Begin
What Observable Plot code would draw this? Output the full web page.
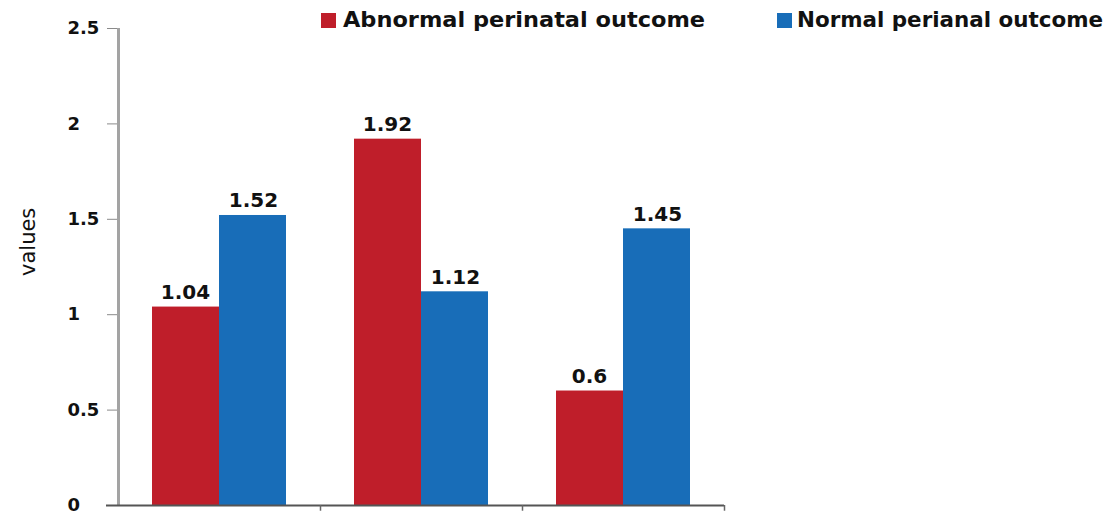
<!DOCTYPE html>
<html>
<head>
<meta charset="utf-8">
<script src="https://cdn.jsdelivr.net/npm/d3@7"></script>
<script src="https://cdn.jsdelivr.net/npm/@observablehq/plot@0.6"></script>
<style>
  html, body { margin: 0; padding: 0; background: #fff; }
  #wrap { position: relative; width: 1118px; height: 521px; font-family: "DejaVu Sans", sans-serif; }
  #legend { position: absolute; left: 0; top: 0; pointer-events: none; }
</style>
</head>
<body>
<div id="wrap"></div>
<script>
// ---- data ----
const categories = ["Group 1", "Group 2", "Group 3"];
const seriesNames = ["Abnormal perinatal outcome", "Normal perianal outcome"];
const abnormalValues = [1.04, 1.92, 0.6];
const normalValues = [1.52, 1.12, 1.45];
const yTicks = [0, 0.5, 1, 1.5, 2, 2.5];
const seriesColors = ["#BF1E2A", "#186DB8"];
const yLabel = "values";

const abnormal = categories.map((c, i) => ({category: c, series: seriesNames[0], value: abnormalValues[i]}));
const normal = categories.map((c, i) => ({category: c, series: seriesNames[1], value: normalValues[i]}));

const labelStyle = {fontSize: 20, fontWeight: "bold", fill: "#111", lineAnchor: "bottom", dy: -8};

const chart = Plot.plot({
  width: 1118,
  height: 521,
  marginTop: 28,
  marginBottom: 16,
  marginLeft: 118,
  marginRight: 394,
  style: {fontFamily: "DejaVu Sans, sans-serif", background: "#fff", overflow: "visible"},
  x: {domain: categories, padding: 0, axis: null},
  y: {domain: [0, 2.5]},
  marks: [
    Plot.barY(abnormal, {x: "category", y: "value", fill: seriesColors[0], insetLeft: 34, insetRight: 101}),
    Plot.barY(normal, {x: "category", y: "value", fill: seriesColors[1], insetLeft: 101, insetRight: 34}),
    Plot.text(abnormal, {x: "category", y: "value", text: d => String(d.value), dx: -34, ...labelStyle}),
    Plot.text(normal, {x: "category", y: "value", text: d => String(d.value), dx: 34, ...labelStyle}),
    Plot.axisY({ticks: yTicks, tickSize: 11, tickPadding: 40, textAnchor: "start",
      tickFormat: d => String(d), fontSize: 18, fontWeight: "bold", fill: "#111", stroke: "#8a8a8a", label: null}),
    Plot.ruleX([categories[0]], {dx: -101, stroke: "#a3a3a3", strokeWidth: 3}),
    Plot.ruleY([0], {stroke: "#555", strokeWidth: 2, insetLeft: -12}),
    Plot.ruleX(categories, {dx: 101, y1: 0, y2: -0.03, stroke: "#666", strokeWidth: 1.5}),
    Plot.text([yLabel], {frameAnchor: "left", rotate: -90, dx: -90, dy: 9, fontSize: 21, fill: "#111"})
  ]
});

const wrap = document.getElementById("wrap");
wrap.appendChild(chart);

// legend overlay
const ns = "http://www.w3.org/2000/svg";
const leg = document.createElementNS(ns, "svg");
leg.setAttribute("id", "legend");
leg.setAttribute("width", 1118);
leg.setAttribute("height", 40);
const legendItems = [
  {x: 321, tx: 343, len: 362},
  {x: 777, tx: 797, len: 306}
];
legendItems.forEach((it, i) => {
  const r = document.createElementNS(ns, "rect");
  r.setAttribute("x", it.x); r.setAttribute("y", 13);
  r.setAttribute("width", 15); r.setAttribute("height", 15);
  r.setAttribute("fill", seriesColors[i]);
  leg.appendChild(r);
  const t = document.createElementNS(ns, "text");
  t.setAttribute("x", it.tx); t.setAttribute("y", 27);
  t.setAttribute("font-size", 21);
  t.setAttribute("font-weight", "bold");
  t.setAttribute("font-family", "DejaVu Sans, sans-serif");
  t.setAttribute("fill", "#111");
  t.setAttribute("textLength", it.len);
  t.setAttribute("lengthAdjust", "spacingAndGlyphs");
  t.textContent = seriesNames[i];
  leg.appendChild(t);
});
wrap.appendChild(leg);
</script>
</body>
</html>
End
What is needed -
Exclude the images, then output the data above word for word.

Answer to the task -
What Observable Plot code would draw this? Output the full web page.
<!DOCTYPE html>
<html>
<head>
<meta charset="utf-8">
<script src="https://cdn.jsdelivr.net/npm/d3@7"></script>
<script src="https://cdn.jsdelivr.net/npm/@observablehq/plot@0.6"></script>
<style>
  html, body { margin: 0; padding: 0; background: #fff; }
  #wrap { position: relative; width: 1118px; height: 521px; font-family: "DejaVu Sans", sans-serif; }
  #legend { position: absolute; left: 0; top: 0; pointer-events: none; }
</style>
</head>
<body>
<div id="wrap"></div>
<script>
// ---- data ----
const categories = ["Group 1", "Group 2", "Group 3"];
const seriesNames = ["Abnormal perinatal outcome", "Normal perianal outcome"];
const abnormalValues = [1.04, 1.92, 0.6];
const normalValues = [1.52, 1.12, 1.45];
const yTicks = [0, 0.5, 1, 1.5, 2, 2.5];
const seriesColors = ["#BF1E2A", "#186DB8"];
const yLabel = "values";

const abnormal = categories.map((c, i) => ({category: c, series: seriesNames[0], value: abnormalValues[i]}));
const normal = categories.map((c, i) => ({category: c, series: seriesNames[1], value: normalValues[i]}));

const labelStyle = {fontSize: 20, fontWeight: "bold", fill: "#111", lineAnchor: "bottom", dy: -8};

const chart = Plot.plot({
  width: 1118,
  height: 521,
  marginTop: 28,
  marginBottom: 16,
  marginLeft: 118,
  marginRight: 394,
  style: {fontFamily: "DejaVu Sans, sans-serif", background: "#fff", overflow: "visible"},
  x: {domain: categories, padding: 0, axis: null},
  y: {domain: [0, 2.5]},
  marks: [
    Plot.barY(abnormal, {x: "category", y: "value", fill: seriesColors[0], insetLeft: 34, insetRight: 101}),
    Plot.barY(normal, {x: "category", y: "value", fill: seriesColors[1], insetLeft: 101, insetRight: 34}),
    Plot.text(abnormal, {x: "category", y: "value", text: d => String(d.value), dx: -34, ...labelStyle}),
    Plot.text(normal, {x: "category", y: "value", text: d => String(d.value), dx: 34, ...labelStyle}),
    Plot.axisY({ticks: yTicks, tickSize: 11, tickPadding: 40, textAnchor: "start",
      tickFormat: d => String(d), fontSize: 18, fontWeight: "bold", fill: "#111", stroke: "#8a8a8a", label: null}),
    Plot.ruleX([categories[0]], {dx: -101, stroke: "#a3a3a3", strokeWidth: 3}),
    Plot.ruleY([0], {stroke: "#555", strokeWidth: 2, insetLeft: -12}),
    Plot.ruleX(categories, {dx: 101, y1: 0, y2: -0.03, stroke: "#666", strokeWidth: 1.5}),
    Plot.text([yLabel], {frameAnchor: "left", rotate: -90, dx: -90, dy: 9, fontSize: 21, fill: "#111"})
  ]
});

const wrap = document.getElementById("wrap");
wrap.appendChild(chart);

// legend overlay
const ns = "http://www.w3.org/2000/svg";
const leg = document.createElementNS(ns, "svg");
leg.setAttribute("id", "legend");
leg.setAttribute("width", 1118);
leg.setAttribute("height", 40);
const legendItems = [
  {x: 321, tx: 343, len: 362},
  {x: 777, tx: 797, len: 306}
];
legendItems.forEach((it, i) => {
  const r = document.createElementNS(ns, "rect");
  r.setAttribute("x", it.x); r.setAttribute("y", 13);
  r.setAttribute("width", 15); r.setAttribute("height", 15);
  r.setAttribute("fill", seriesColors[i]);
  leg.appendChild(r);
  const t = document.createElementNS(ns, "text");
  t.setAttribute("x", it.tx); t.setAttribute("y", 27);
  t.setAttribute("font-size", 21);
  t.setAttribute("font-weight", "bold");
  t.setAttribute("font-family", "DejaVu Sans, sans-serif");
  t.setAttribute("fill", "#111");
  t.setAttribute("textLength", it.len);
  t.setAttribute("lengthAdjust", "spacingAndGlyphs");
  t.textContent = seriesNames[i];
  leg.appendChild(t);
});
wrap.appendChild(leg);
</script>
</body>
</html>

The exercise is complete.